Apesar de não ser a primeira guerra em que redes sociais tem um papel importante de documentar atrocidades, foi a guerra na Ucrânia que despertou o interesse público nos resultados práticos de vídeos, fotos e declarações que circulam em grupos online. Assistimos, quase que ao vivo, vídeos em Kyiv, Mariupol ou Bucha onde se destroem lares, shopping centers, escolas e hospitais, concluímos de maneira quase instantânea: são crimes de guerra.
Precisamos, contudo, de cuidado com conclusões apressadas, tanto de um ponto de vista jurídico, quanto psicológico. Juridicamente, vídeos como os que temos visto não são suficientes para uma condenação por crimes de Guerra. O direito penal internacional condena pessoas, não países, o que torna impossível condenar a Rússia ou o seu governo por tais crimes. Como colocamos, então, os responsáveis no banco dos réus?
Em outros julgamentos por crimes internacionais, vídeos e imagens foram apresentados como prova, mas sempre acompanhados de outros elementos que demonstrassem como e quando tais crimes ocorreram e quem eram os envolvidos. Vídeos e imagens são um excelente ponto de partida para uma investigação pois indicam o que e onde investigar, mas um processo criminal depende também de testemunhas, vítimas, relatórios técnicos, resquícios de bombas e munições, e documentos identificando comandantes de ataques.

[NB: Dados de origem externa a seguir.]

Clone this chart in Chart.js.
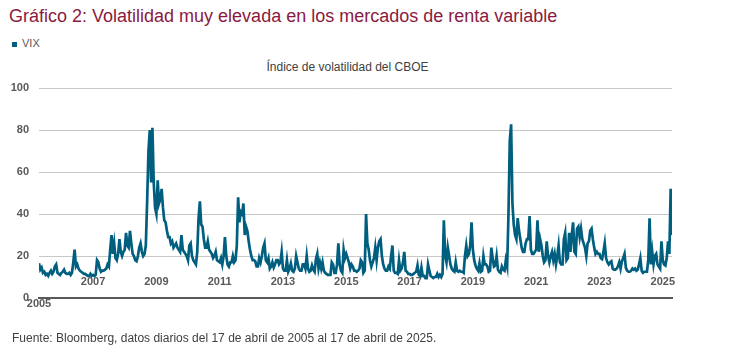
<!DOCTYPE html>
<html>
<head>
<meta charset="utf-8">
<script src="https://cdn.jsdelivr.net/npm/chart.js@4.4.1/dist/chart.umd.min.js"></script>
<style>
    body { margin: 0; width: 737px; height: 352px; background: #fff; font-family: 'Liberation Sans', Arial, sans-serif; position: relative; overflow: hidden; }
    #titulo { position: absolute; left: 9px; top: 6px; font-size: 18px; color: #8a1a40; white-space: nowrap; }
    #leyenda { position: absolute; left: 12px; top: 37px; font-size: 11px; color: #595959; }
    #leyenda span { display: inline-block; width: 5px; height: 5px; background: #005f7f; margin-right: 5px; vertical-align: 0px; }
    #subtitulo { position: absolute; left: 0; width: 695px; top: 60px; text-align: center; font-size: 12px; color: #404040; }
    #fuente { position: absolute; left: 12px; top: 331px; font-size: 12px; color: #404040; white-space: nowrap; }
    canvas { position: absolute; left: 0; top: 0; }
</style>
</head>
<body>
<div id="titulo">Gráfico 2: Volatilidad muy elevada en los mercados de renta variable</div>
<div id="leyenda"><span></span>VIX</div>
<div id="subtitulo">Índice de volatilidad del CBOE</div>
<canvas id="myChart" width="737" height="352"></canvas>
<div id="fuente">Fuente: Bloomberg, datos diarios del 17 de abril de 2005 al 17 de abril de 2025.</div>

<script>
// VIX, two readings per month (1st and 2nd half)
const vix2005 = [16.5, 13.5, 14.5, 12, 12.5, 11, 11.5, 10.5, 12, 13, 11.5, 12.5, 15, 16, 12, 11.5, 11] // from mid April
const vix2006 = [12, 12.5, 13.5, 12, 11.5, 11.5, 12, 11, 12, 17, 23, 15, 16, 14, 13, 12.5, 12, 11.5, 11.5, 11, 10.5, 10.5, 11.5, 10.5]
const vix2007 = [11, 10.5, 11, 18, 17, 14, 12.5, 13, 13, 13.5, 14, 16, 15, 23, 30, 21, 26, 19, 18, 21, 28, 22, 20, 22]
const vix2008 = [23, 31, 25, 24, 32, 26, 21, 20, 18, 17.5, 20, 24, 26, 22, 20, 21, 25, 46, 70, 80, 55, 81, 55, 43]
const vix2009 = [40, 56, 45, 47, 52, 43, 37, 36, 32, 29, 29, 26, 27, 24, 25, 26, 24, 23, 22, 30, 23, 22, 21, 20]
const vix2010 = [18, 25, 26, 20, 18, 17, 16, 22, 38, 46, 35, 34, 28, 24, 24, 27, 23, 22, 21, 19, 20, 22, 18, 17.5]
const vix2011 = [17, 19, 16, 20, 29, 20, 16, 15, 17, 17, 20, 17, 18, 25, 48, 36, 41, 40, 45, 30, 34, 32, 27, 23]
const vix2012 = [20, 18, 18, 17.5, 15, 15, 19, 17, 20, 24, 26, 18, 17, 19, 14, 15, 17, 14.5, 16, 18, 18, 16, 17, 22]
const vix2013 = [14, 13, 13, 18, 12.5, 14, 16.5, 13, 12.5, 14, 20, 17, 14, 13, 13, 16, 16, 14, 20, 14, 12.5, 13, 15.5, 13.5]
const vix2014 = [12.5, 18.5, 21, 14, 17, 14, 17, 13, 12, 11.5, 11, 11, 11, 17, 16, 12, 12, 16, 26, 16, 13, 12, 23, 19]
const vix2015 = [21, 19, 17, 14, 16, 15, 13, 13, 12.5, 13, 14, 18, 17, 12, 13, 40, 26, 23, 18, 15, 17, 19, 24, 18]
const vix2016 = [24, 27, 28, 20, 16, 14, 13, 13, 15, 14, 20, 25, 13, 12, 12, 11.5, 18, 13, 14, 17, 22, 13, 12.5, 11.5]
const vix2017 = [11.5, 11, 11, 11.5, 12, 12.5, 15.5, 11, 10.5, 14.5, 10.5, 10.5, 9.5, 9.5, 16, 13, 10.5, 10, 9.5, 10, 10, 11.5, 10, 11]
const vix2018 = [10, 11.5, 37, 20, 17, 24, 20, 16, 14, 13, 12.5, 17, 13, 12.5, 13, 12.5, 12.5, 12, 20, 25, 20, 21, 25, 36]
const vix2019 = [23, 18, 15.5, 14, 13, 16.5, 12.5, 13, 20, 16, 16, 15, 12.5, 13, 24, 19, 15, 15.5, 20, 13.5, 12.5, 12, 15, 13.5]
const vix2020 = [13, 18, 15, 40, 75, 82.7, 45, 35, 30, 28, 38, 32, 28, 24, 22, 22, 26, 28, 28, 39, 23, 21, 21, 22]
const vix2021 = [23, 37, 22, 28, 25, 20, 17, 18, 27, 20, 17, 20, 22, 18, 21, 16, 20, 25, 17, 16, 16, 28, 31, 18]
const vix2022 = [19, 31, 22, 30, 36, 22, 21, 33, 34, 29, 33, 28, 26, 24, 20, 26, 27, 32, 33, 28, 24, 21, 22, 21]
const vix2023 = [21, 19, 18.5, 22, 26, 19, 17, 16, 17, 17.5, 14, 13.5, 13.5, 14, 15, 17, 14, 17.5, 19, 21, 14.5, 13, 12.5, 12.5]
const vix2024 = [13, 14, 13.5, 14, 13, 13.5, 16, 19, 13, 12, 12.5, 12.5, 12.5, 18, 38, 16, 22, 16, 20, 21, 16, 15, 14, 27]
const vix2025 = [18, 16, 15.5, 19, 27, 21, 52, 30] // to 17 April

const years = [2005, 2006, 2007, 2008, 2009, 2010, 2011, 2012, 2013, 2014, 2015,
    2016, 2017, 2018, 2019, 2020, 2021, 2022, 2023, 2024, 2025]
const series = [vix2005, vix2006, vix2007, vix2008, vix2009, vix2010, vix2011, vix2012, vix2013, vix2014, vix2015,
    vix2016, vix2017, vix2018, vix2019, vix2020, vix2021, vix2022, vix2023, vix2024, vix2025]

const tickYears = [2007, 2009, 2011, 2013, 2015, 2017, 2019, 2021, 2023, 2025]
const yTicks = [0, 20, 40, 60, 80, 100]

const startX = 2005 + 7 / 24
const endX = 2025 + 7 / 24

// build x (decimal year) / y pairs
const points = []
years.forEach((yr, k) => {
    const arr = series[k]
    const offset = yr === 2005 ? 24 - arr.length : 0
    arr.forEach((v, i) => {
        points.push({ x: yr + (i + offset) / 24, y: v })
    })
})

const tickFont = { family: "'Liberation Sans', Arial, sans-serif", size: 11, weight: 'bold' }

// "2005" label under the start of the axis
const startLabel = {
    id: 'startLabel',
    afterDraw(chart) {
        const ctx = chart.ctx
        const x = chart.scales.x.getPixelForValue(startX)
        ctx.save()
        ctx.font = 'bold 11px "Liberation Sans", Arial, sans-serif'
        ctx.fillStyle = '#595959'
        ctx.textAlign = 'center'
        ctx.textBaseline = 'middle'
        ctx.fillText('2005', x, chart.chartArea.bottom + 6)
        ctx.restore()
    }
}

new Chart(document.getElementById('myChart'), {
    type: 'line',
    data: {
        datasets: [{
            label: 'VIX',
            data: points,
            borderColor: '#005f7f',
            borderWidth: 2.7,
            pointRadius: 0,
            tension: 0
        }]
    },
    options: {
        responsive: false,
        animation: false,
        layout: { padding: { left: 0, right: 65, top: 88, bottom: 0 } },
        plugins: {
            legend: { display: false },
            tooltip: { enabled: false }
        },
        scales: {
            x: {
                type: 'linear',
                min: startX,
                max: endX,
                afterBuildTicks: scale => {
                    scale.ticks = tickYears.map(v => ({ value: v }))
                },
                afterFit: scale => { scale.height = 54 },
                ticks: {
                    autoSkip: false,
                    maxRotation: 0,
                    mirror: true, // labels sit just above the axis line
                    padding: 9,
                    color: '#595959',
                    font: tickFont,
                    callback: v => String(v)
                },
                grid: { display: false, drawTicks: false },
                border: { display: true, color: '#595959', width: 2 }
            },
            y: {
                min: 0,
                max: 100,
                afterBuildTicks: scale => {
                    scale.ticks = yTicks.map(v => ({ value: v }))
                },
                afterFit: scale => { scale.width = 39 },
                ticks: {
                    padding: 10,
                    color: '#595959',
                    font: tickFont
                },
                grid: { color: '#c8c8c8', lineWidth: 1, drawTicks: false },
                border: { display: false }
            }
        }
    },
    plugins: [startLabel]
})
</script>
</body>
</html>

Esse trabalho investigativo toma tempo que contrasta com a velocidade em que tais crimes têm sido cometidos. Se, de um lado, conseguimos visualizar um vídeo documentando um crime quase que imediatamente após a sua ocorrência, levar investigadores para colher provas e documentos em uma zona de guerra é um processo bem mais lento e demanda planejamento.

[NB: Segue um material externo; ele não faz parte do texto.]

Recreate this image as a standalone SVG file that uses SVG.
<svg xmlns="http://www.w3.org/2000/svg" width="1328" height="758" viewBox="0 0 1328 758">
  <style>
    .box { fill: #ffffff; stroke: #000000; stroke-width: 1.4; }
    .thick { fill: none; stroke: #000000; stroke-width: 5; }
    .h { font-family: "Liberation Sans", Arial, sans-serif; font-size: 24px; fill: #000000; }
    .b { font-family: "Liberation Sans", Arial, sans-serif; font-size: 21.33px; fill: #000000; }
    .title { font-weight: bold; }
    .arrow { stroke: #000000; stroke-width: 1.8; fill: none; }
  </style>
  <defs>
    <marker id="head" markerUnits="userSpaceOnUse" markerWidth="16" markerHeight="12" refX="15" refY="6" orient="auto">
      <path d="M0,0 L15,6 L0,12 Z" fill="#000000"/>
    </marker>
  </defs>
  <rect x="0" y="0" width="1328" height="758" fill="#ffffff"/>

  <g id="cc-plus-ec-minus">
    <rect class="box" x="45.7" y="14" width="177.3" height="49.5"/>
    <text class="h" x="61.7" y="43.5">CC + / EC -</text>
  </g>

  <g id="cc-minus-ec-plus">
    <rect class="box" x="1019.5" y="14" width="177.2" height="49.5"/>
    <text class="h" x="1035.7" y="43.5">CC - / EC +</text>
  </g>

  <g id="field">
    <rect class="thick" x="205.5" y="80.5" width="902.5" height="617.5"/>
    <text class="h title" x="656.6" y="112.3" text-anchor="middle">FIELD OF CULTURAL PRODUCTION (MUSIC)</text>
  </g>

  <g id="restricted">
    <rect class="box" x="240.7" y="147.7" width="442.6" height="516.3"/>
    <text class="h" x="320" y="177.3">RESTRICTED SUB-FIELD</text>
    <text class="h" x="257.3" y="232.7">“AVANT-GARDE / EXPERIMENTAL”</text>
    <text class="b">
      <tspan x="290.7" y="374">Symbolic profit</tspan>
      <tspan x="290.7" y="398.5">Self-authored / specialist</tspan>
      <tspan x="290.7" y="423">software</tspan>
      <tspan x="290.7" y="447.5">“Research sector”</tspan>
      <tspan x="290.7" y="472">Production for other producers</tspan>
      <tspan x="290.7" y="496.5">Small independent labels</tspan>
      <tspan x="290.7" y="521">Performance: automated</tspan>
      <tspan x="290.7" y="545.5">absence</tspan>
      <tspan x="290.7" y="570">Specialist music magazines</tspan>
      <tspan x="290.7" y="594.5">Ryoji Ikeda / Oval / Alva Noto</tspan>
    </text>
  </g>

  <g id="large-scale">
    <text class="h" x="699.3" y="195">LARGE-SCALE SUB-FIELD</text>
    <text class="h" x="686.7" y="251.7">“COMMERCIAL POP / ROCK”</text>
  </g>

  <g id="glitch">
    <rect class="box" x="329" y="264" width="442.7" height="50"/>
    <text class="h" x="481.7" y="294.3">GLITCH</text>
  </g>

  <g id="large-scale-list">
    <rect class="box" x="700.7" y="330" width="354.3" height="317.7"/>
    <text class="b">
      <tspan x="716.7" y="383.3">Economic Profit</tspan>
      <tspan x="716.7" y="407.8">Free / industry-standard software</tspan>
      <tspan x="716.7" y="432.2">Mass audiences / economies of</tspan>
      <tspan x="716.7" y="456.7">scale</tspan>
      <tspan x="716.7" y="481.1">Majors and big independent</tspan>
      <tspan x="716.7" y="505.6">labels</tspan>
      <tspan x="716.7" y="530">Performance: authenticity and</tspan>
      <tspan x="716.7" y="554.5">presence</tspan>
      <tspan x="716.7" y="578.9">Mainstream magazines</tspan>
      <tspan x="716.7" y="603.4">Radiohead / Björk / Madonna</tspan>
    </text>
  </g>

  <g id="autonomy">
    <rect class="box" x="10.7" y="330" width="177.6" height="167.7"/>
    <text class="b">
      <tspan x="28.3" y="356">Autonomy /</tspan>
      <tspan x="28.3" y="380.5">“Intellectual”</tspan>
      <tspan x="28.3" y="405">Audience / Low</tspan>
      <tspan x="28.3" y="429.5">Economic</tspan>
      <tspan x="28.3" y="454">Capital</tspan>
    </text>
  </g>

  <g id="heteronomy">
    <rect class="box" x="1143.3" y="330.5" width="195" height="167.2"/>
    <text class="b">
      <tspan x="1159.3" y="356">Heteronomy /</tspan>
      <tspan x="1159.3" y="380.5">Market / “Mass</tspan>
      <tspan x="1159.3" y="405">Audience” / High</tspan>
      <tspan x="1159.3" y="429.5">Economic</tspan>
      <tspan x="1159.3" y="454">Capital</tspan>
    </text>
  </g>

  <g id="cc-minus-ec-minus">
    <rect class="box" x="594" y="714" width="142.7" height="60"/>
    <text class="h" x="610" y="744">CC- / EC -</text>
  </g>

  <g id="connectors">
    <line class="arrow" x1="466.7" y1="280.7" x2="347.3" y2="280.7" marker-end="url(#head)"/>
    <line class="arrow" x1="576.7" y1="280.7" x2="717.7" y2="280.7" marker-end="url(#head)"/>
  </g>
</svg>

É nessa desconexão entre o imediatismo das atrocidades gravadas e uma eventual responsabilização dos envolvidos em que mora o perigo psicológico de concluirmos prematuramente que estamos assistindo a milhares de crimes de guerra todas as vezes que abrimos uma rede social. O uso do termo 'crimes de guerra' de forma tão corriqueira gera uma expectativa de que é só uma questão de dias até que milhares de soldados e oficiais de governo sejam presos e trazidos até a Haia para julgamento. Infelizmente, o tempo do direito penal internacional não é o mesmo da vontade de justiça.